Machine learning driven post-impact damage state prediction for performance-based crashworthiness design of bridge piers

This study applies machine learning (ML) methods to predict post-impact damage states of reinforced concrete (RC) bridge piers under vehicle collision. 251 datasets of various vehicle-bridge collision scenarios are synthesized for training and testing six supervised ML models, including K-Nearest Neighbors (KNN), Support Vector Machine (SVM), Decision Tree, Random Forest, eXtreme Gradient Boosting Trees (XGBoost), and Artificial Neural Network (ANN). Comparisons on confusion matrices indicate that SVM, Random Forest, XGBoost, and ANN possess superior and comparable classification capabilities. ML models also achieve a much higher level of accuracy when compared with existing empirical models in the literature. Furthermore, the Shapley additive explanations (SHAP) algorithm is utilized to interpret and explain the prediction process of ML models.

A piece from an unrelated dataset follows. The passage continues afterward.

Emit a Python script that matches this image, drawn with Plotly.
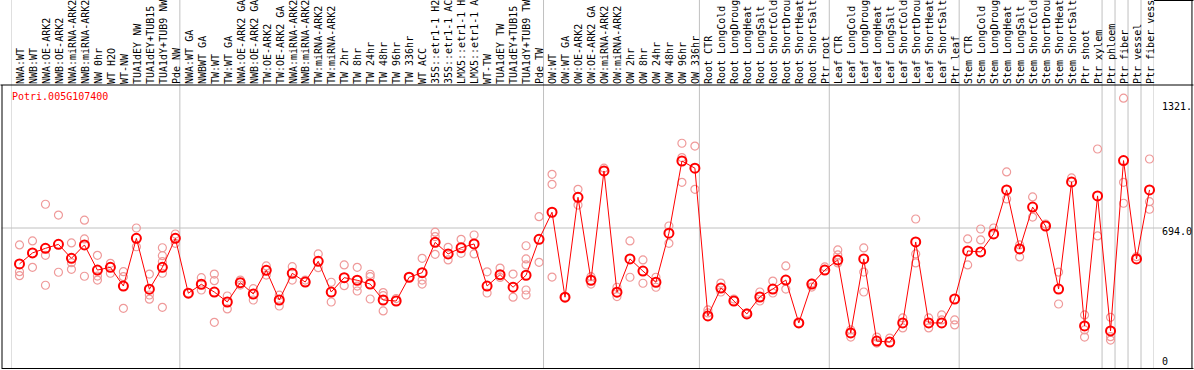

In particular, the Shapley value of each feature captures its positive or negative contribution for the ML model to predict each damage state, where the most influential design variables include impact speed, truck mass, engine mass, and pier diameter. To facilitate the performance-based crashworthiness design of RC bridge piers, an end-to-end interactive software is devised to automatically predict impact damage states using the top three ML models against any given design scenario. Real-time interactive illustrations are also provided to elucidate the Shapley value contribution of each design parameter for the Random Forest model to reach each damage state. Finally, the final damage state is selected to have the highest likelihood of damage among the three ML model predictions.